Maintaining access to ground-level reality clarified those distinctions in ways that relying on formal reporting structures could not.
Judgment as an Accumulated Asset
The capacity to operate under the conditions Larry inherited at GE was drawn directly from 25 years at Danaher, where he accumulated what he describes as “reps” – —repeated exposure to consequential decisions that carried real stakes. He held his first P&L responsibility at 30, an unusually early assignment that compressed his learning curve and built familiarity with decision-making under uncertainty.
“You don’t learn judgment in a classroom,” he said. “You learn it by making decisions, living with the outcome, and doing it again.”
The observation points to how judgment develops differently from technical knowledge. Exposure without actual responsibility produces confidence without calibration. Responsibility without sufficient repetition produces caution without fluency. What shifts over time is the accumulation of decisions made and patterns recognized across enough cycles that responses begin to operate at an instinctive level.

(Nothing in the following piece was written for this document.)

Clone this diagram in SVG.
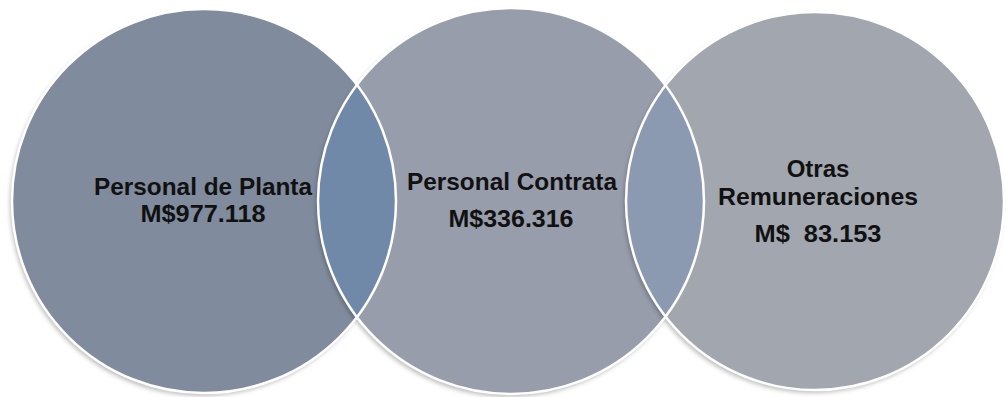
<svg xmlns="http://www.w3.org/2000/svg" width="1006" height="397" viewBox="0 0 1006 397">
  <style>
    .lbl { font-family: "Liberation Sans", Arial, sans-serif; font-weight: bold; font-size: 24px; fill: #111111; text-anchor: middle; }
    .edge { fill: none; stroke: #ffffff; stroke-width: 2.5; }
  </style>
  <defs>
    <filter id="shadow" x="-10%" y="-10%" width="120%" height="120%">
      <feDropShadow dx="-2" dy="3" stdDeviation="2" flood-color="#000000" flood-opacity="0.25"/>
    </filter>
    <clipPath id="clip1"><circle cx="204" cy="201" r="192"/></clipPath>
    <clipPath id="clip3"><circle cx="815" cy="201" r="189"/></clipPath>
  </defs>
  <rect width="1006" height="397" fill="#ffffff"/>

  <g id="node-planta">
    <circle cx="204" cy="201" r="192" fill="#808b9d" filter="url(#shadow)"/>
  </g>
  <g id="node-contrata">
    <circle cx="511" cy="201" r="193" fill="#979dab" filter="url(#shadow)"/>
  </g>
  <g id="node-otras">
    <circle cx="815" cy="201" r="189" fill="#a2a6af" filter="url(#shadow)"/>
  </g>

  <g id="overlaps">
    <circle cx="511" cy="201" r="193" fill="#7089a8" clip-path="url(#clip1)"/>
    <circle cx="511" cy="201" r="193" fill="#8c9ab1" clip-path="url(#clip3)"/>
  </g>

  <g id="outlines">
    <circle class="edge" cx="204" cy="201" r="192"/>
    <circle class="edge" cx="511" cy="201" r="193"/>
    <circle class="edge" cx="815" cy="201" r="189"/>
  </g>

  <g id="labels">
    <text class="lbl" x="203" y="195" textLength="218" lengthAdjust="spacingAndGlyphs">Personal de Planta</text>
    <text class="lbl" x="203" y="222" textLength="125" lengthAdjust="spacingAndGlyphs">M$977.118</text>
    <text class="lbl" x="512" y="190" textLength="210" lengthAdjust="spacingAndGlyphs">Personal Contrata</text>
    <text class="lbl" x="511" y="227" textLength="125" lengthAdjust="spacingAndGlyphs">M$336.316</text>
    <text class="lbl" x="818" y="177">Otras</text>
    <text class="lbl" x="818" y="205" textLength="200" lengthAdjust="spacingAndGlyphs">Remuneraciones</text>
    <text class="lbl" x="818" y="242" xml:space="preserve" textLength="127" lengthAdjust="spacingAndGlyphs">M$  83.153</text>
  </g>
</svg>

Larry spent 14 years as CEO of Danaher before arriving at GE, running a portfolio of businesses and navigating complexity that created direct parallels to the challenges ahead. That experience allowed him to recognize patterns in how organizations behave under stress, how markets respond to uncertainty, and how teams execute when conditions deteriorate.

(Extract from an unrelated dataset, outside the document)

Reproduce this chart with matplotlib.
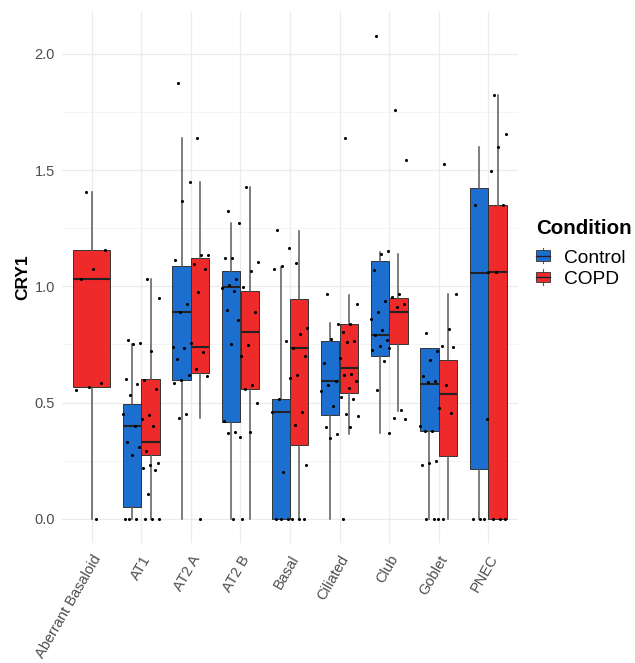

At GE, where many wrote the company off as unsalvageable and rating agencies monitored every financial move, Larry’s accumulated experience allowed him to distinguish between genuine threats that demanded immediate action and external criticism that could be absorbed without altering course.
Judgment functioned as an asset that had been built elsewhere and could not have been developed in the moment.
You Get Better or Worse, Never the Same
Early in his career at Danaher, Larry was introduced to continuous improvement through Japanese practitioners trained in the Toyota Production System, brought to the United States to teach what would become known as lean manufacturing.
“You either get better, or you get worse,” he said. “But you don’t stay the same.”
The statement originated with a junior high school basketball coach, but it found operational expression through kaizen, the method of continuous improvement that became central to how Danaher operated and later to how he approached GE. Kaizen functions through incremental changes to daily work, sustained by measurement and repetition that make progress visible and allow teams to distinguish real gains from activity that produces motion without improvement.
Larry was mentored by Katahiro-san, a kaizen sensei who had trained directly with Taiichi Ohno at Toyota and who became one of the first people Larry called when he arrived at GE. The relationship extended across decades, with Katahiro-san continuing to work with GE Aerospace leadership, hosting factory tours in Japan designed to raise expectations about what operational excellence actually requires.
At GE, where structural changes received public attention, durability depended on whether continuous improvement could function as an operating habit that outlasted the urgency of crisis. The method provided a mechanism for ensuring that gains held without constant executive intervention, allowing teams to tighten processes and clarify accountability through repeated examination of how work actually flowed through the organization.
That discipline determined whether the simplified structure Larry created would maintain its clarity or gradually accumulate the complexity that had impaired the company’s performance in the first place.
What Lies Ahead
Larry describes his approach as something shaped across decades rather than invented for the crisis at GE. The restructuring into three independent companies created the conditions for focused execution, but organizations drift toward complexity in the absence of countervailing pressure. Coordination begins to seem valuable again, accountability disperses across new interfaces, and the clarity that appeared obvious during crisis becomes subject to negotiation. The patterns that accumulate complexity operate slowly enough to feel rational in the moment, which is precisely what makes them difficult to resist.
At GE, the separation clarified what each business controlled and what it was accountable for delivering. The question now is whether focus, tempo discipline, proximity to operations, accumulated judgment, and continuous improvement can function as enduring operating principles rather than tools deployed under duress.
Structure creates opportunity, but focused execution determines whether that opportunity translates into sustained performance. What remains after the restructuring is not a fixed arrangement but a tested capacity to act decisively when complexity and consequence converge, built through disciplines applied consistently enough to become instinctive.